The large intestine is a multifunctional organ that acts as a selective barrier preventing the passage of potentially harmful substances into the body while ensuring water and electrolytes absorption. Perturbation of intestinal barrier can induce a proinflammatory response. In individuals with genetic predispositions this can result in chronic inflammation and a defect in epithelial regeneration leading to incomplete abnormal healing, as in the case of inflammatory bowel diseases (IBD). Current IBD treatments only focus on controlling the inflammation symptoms and fail to restore epithelial healing. Despite research efforts, the mechanisms underlying abnormal epithelial regeneration remain poorly understood. This is particularly difficult to study in traditional mice models since they provide restricted access to the epithelium for real-time longitudinal observations. New approach methodologies (NAMs), such as in vitro artificial colonic microphysiological systems (MPS) that faithfully reproduce complex in vivo systems, are therefore essential tools to improve our understanding of the human gut physiology and pathologies.
Although some models have been developed to represent the gut architecture and physical cues, such as continuous flow and topography, very few simultaneously recapitulate the 3D tissue architecture, nutrient flow control and in particular, matrix stiffness. However, this parameter is critical, as human colon tissue displays distinct mechanical properties under physiological and pathological conditions, the latter presenting a higher matrix stiffness. In that context, the objective of this work was to further develop, characterize and validate a human micro-physiologicalsystem that accurately represents in vitro the 3D human colonic epithelium topography and matrix stiffness while allowing microenvironment control of both luminal and stromal compartments separately thanks to a microfluidic set-up.
The first part of this work optimized and characterized a collagen I/polyacrylamide interpenetrating hydrogel to mimic the extracellular matrix and reproduce physiological (4kPa) or inflammatory (26kPa) colon stiffness. We evaluated bulk stiffness, fibrillar collagen organization, and diffusion of cell-relevant molecules. The system accurately replicated crypt topography, formed a dense, homogeneous collagen network, and enabled diffusion of molecules up to 70kDa from a channel mimicking vascular nutrient supply. Optimized microfluidic flow supported long-term culture of Caco-2 cells under both stiffness conditions. Cultures were highly polarized, showed stiffness-dependent morphology, and exhibited higher expression of enterocyte maturation markers (FABP1, ALPI, KRT20, VIL1) compared to standard 2D Transwell cultures.

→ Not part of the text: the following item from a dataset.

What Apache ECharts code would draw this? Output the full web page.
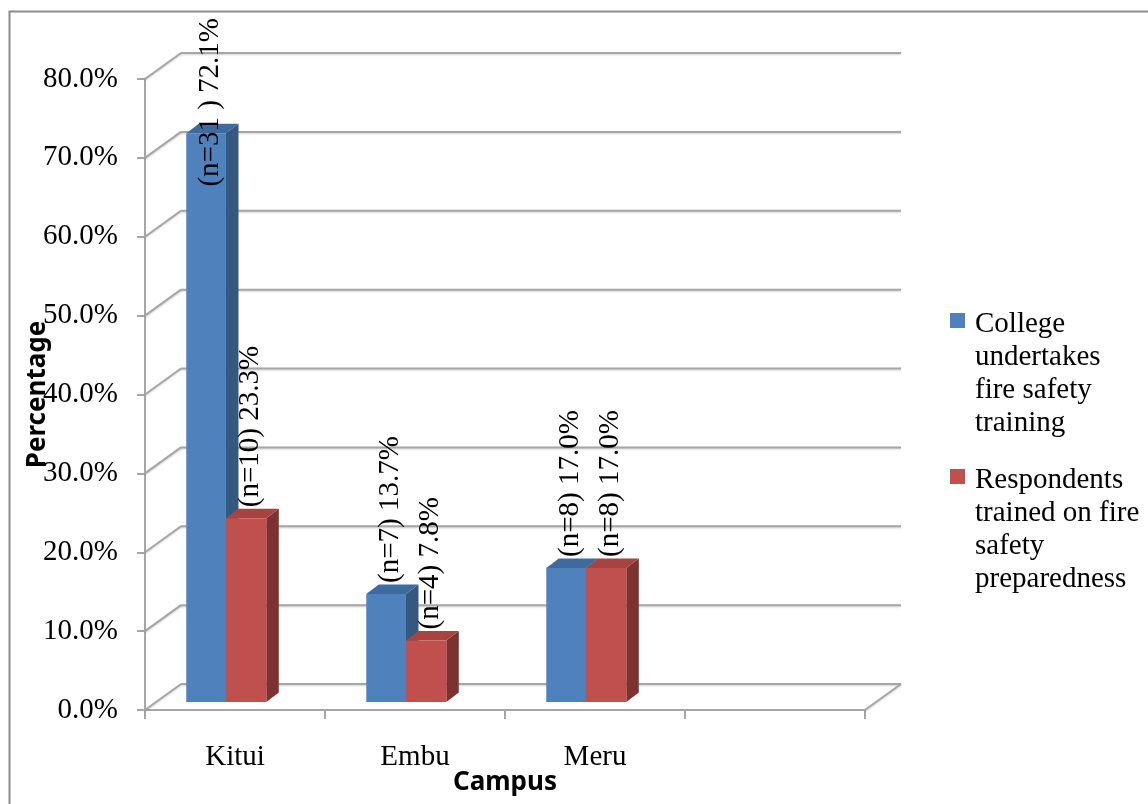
<!DOCTYPE html>
<html>
<head>
<meta charset="utf-8">
<script src="https://cdn.jsdelivr.net/npm/echarts@6/dist/echarts.min.js"></script>
<style>
  html, body { margin: 0; padding: 0; background: #ffffff; }
  #chart { width: 1148px; height: 804px; }
</style>
</head>
<body>
<div id="chart"></div>
<script>
// Campus categories (the fourth slot is an empty category on the axis)
const campuses = ['Kitui', 'Embu', 'Meru', ''];
const seriesNames = [
  'College undertakes fire safety training',
  'Respondents trained on fire safety preparedness'
];
// Percentages per campus
const collegeTraining = [72.1, 13.7, 17.0];
const respondentsTrained = [23.3, 7.8, 17.0];
// Respondent counts shown in the value labels
const collegeCounts = ['(n=31 )', '(n=7)', '(n=8)'];
const respondentCounts = ['(n=10)', '(n=4)', '(n=8)'];
// Value axis ticks (percent)
const percentTicks = [0, 10, 20, 30, 40, 50, 60, 70, 80];
// Legend text, wrapped as it is drawn
const legendLines = [
  ['College', 'undertakes', 'fire safety', 'training'],
  ['Respondents', 'trained on fire', 'safety', 'preparedness']
];

const SERIF = '"Liberation Serif", "Times New Roman", serif';
const SANS = '"Noto Sans", "Open Sans", sans-serif';
const FONT_SIZE = 29;

// 3D look: offset of the back wall relative to the front plane
const WALL_DX = 36, WALL_DY = -26;
// bars sit a little behind the front plane
const BAR_LIFT = 8;
const BAR_DX = 12.5, BAR_DY = -9.5;
// bar faces relative to category centre, as fractions of band width
const BAR_EDGES = [[-0.2707, -0.0501], [-0.0501, 0.1738]];
const FACE = [
  { front: '#4f81bd', top: '#3e6b9f', side: '#34587f' },
  { front: '#c0504d', top: '#a9433f', side: '#7e3230' }
];
const GRID_LINE = '#a6a6a6';

const measureCtx = document.createElement('canvas').getContext('2d');
measureCtx.font = FONT_SIZE + 'px ' + SERIF;
function textWidth(t) { return measureCtx.measureText(t).width; }

function wallRenderer(params, api) {
  const cs = params.coordSys;
  const v = api.value(0);
  const y = api.coord([0, v])[1];
  const left = cs.x, right = cs.x + cs.width;
  const lineStyle = {
    stroke: GRID_LINE, lineWidth: 2,
    shadowBlur: 2, shadowColor: 'rgba(0,0,0,0.18)', shadowOffsetY: 1
  };
  const children = [
    { type: 'line', shape: { x1: left, y1: y, x2: left + WALL_DX, y2: y + WALL_DY }, style: lineStyle },
    { type: 'line', shape: { x1: left + WALL_DX, y1: y + WALL_DY, x2: right + WALL_DX, y2: y + WALL_DY }, style: lineStyle }
  ];
  if (v === 0) {
    children.push({ type: 'line', shape: { x1: right, y1: y, x2: right + WALL_DX, y2: y + WALL_DY }, style: lineStyle });
  }
  return { type: 'group', children: children };
}

function barRenderer(k, counts) {
  return function (params, api) {
    const idx = api.value(0), val = api.value(1);
    const top = api.coord([idx, val]);
    const base = api.coord([idx, 0]);
    const bw = api.size([1, 0])[0];
    const cx = top[0];
    const l = cx + BAR_EDGES[k][0] * bw;
    const r = cx + BAR_EDGES[k][1] * bw;
    const yb = base[1] - BAR_LIFT;
    const yt = top[1] - BAR_LIFT;
    const c = FACE[k];
    const label = counts[idx] + ' ' + val.toFixed(1) + '%';
    const len = textWidth(label);
    let anchorY = yt - 11;
    if (anchorY - len < 18) anchorY = 18 + len;
    return {
      type: 'group',
      children: [
        { type: 'polygon', shape: { points: [[r, yb], [r + BAR_DX, yb + BAR_DY], [r + BAR_DX, yt + BAR_DY], [r, yt]] },
          style: { fill: c.side } },
        { type: 'polygon', shape: { points: [[l, yt], [l + BAR_DX, yt + BAR_DY], [r + BAR_DX, yt + BAR_DY], [r, yt]] },
          style: { fill: c.top } },
        { type: 'rect', shape: { x: l, y: yt, width: r - l, height: yb - yt },
          style: { fill: c.front } },
        { type: 'text', x: (l + r) / 2 + 4, y: anchorY, rotation: Math.PI / 2, z2: 100,
          style: { text: label, x: 0, y: 0, font: FONT_SIZE + 'px ' + SERIF, fill: '#000',
                   align: 'left', verticalAlign: 'middle' } }
      ]
    };
  };
}

function legendGraphics() {
  const tops = [313, 469];
  const els = [];
  legendLines.forEach(function (lines, k) {
    els.push({ type: 'rect', left: 950, top: tops[k], shape: { width: 15, height: 15 },
               style: { fill: FACE[k].front } });
    els.push({ type: 'text', left: 975, top: tops[k] - 5,
               style: { text: lines.join('\n'), font: FONT_SIZE + 'px ' + SERIF, fill: '#000', lineHeight: 33 } });
  });
  return els;
}

const chart = echarts.init(document.getElementById('chart'), null, { renderer: 'canvas' });
chart.setOption({
  backgroundColor: '#ffffff',
  animation: false,
  grid: { left: 145, right: 283, top: 79, bottom: 94, containLabel: false, outerBoundsMode: 'none' },
  xAxis: {
    type: 'category',
    data: campuses,
    boundaryGap: true,
    name: 'Campus',
    nameLocation: 'middle',
    nameGap: 60,
    nameMoveOverlap: false,
    nameTextStyle: { fontFamily: SANS, fontWeight: 'bold', fontSize: 26, color: '#000' },
    axisLine: { lineStyle: { color: GRID_LINE, width: 2 } },
    axisTick: { show: true, interval: 0, length: 9, lineStyle: { color: GRID_LINE, width: 2 } },
    axisLabel: { interval: 0, margin: 33, fontFamily: SERIF, fontSize: FONT_SIZE, color: '#000' },
    splitLine: { show: false }
  },
  yAxis: {
    type: 'value',
    min: 0, max: 80, interval: 10,
    name: 'Percentage',
    nameLocation: 'middle',
    nameRotate: 90,
    nameGap: 94,
    nameMoveOverlap: false,
    nameTextStyle: { fontFamily: SANS, fontWeight: 'bold', fontSize: 26, color: '#000' },
    axisLine: { show: true, lineStyle: { color: GRID_LINE, width: 2 } },
    axisTick: { show: true, length: 8, lineStyle: { color: GRID_LINE, width: 2 } },
    axisLabel: { margin: 27, fontFamily: SERIF, fontSize: FONT_SIZE, color: '#000',
                 formatter: function (v) { return v.toFixed(1) + '%'; } },
    splitLine: { show: false }
  },
  series: [
    { type: 'custom', name: 'walls', renderItem: wallRenderer, clip: false, z: 1,
      data: percentTicks.map(function (v) { return [v]; }) },
    { type: 'custom', name: seriesNames[0], renderItem: barRenderer(0, collegeCounts), clip: false, z: 3,
      encode: { x: 0, y: 1 },
      data: collegeTraining.map(function (v, i) { return [i, v]; }) },
    { type: 'custom', name: seriesNames[1], renderItem: barRenderer(1, respondentCounts), clip: false, z: 3,
      encode: { x: 0, y: 1 },
      data: respondentsTrained.map(function (v, i) { return [i, v]; }) }
  ],
  graphic: [
    { type: 'rect', left: 7, top: 9, shape: { width: 1300, height: 900 },
      style: { fill: 'none', stroke: '#8c8c8c', lineWidth: 2 }, z: 0 }
  ].concat(legendGraphics())
});
</script>
</body>
</html>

Finally, the second part focused on optimizing cell culture conditions to complexify the model by integrating: i) human primary cells from colorectal organoids derived from patient biopsies to represent different intestinal cell populations and ii) fibroblasts-epithelial cocultures to take into account the mesenchyme contribution on tissue homeostasis. In conclusion, this novel device combining colon-like crypt topography, matrix stiffness and the possibility of microfluidic control allowed us to recapitulate differential cell behaviour in response to matrix stiffness and promote maturation of Caco-2 cells. Integration of primary cells in the system will permit a better understanding of the tissue both in physiological and pathological conditions, opening the door to more precise and predictive biomedical studies.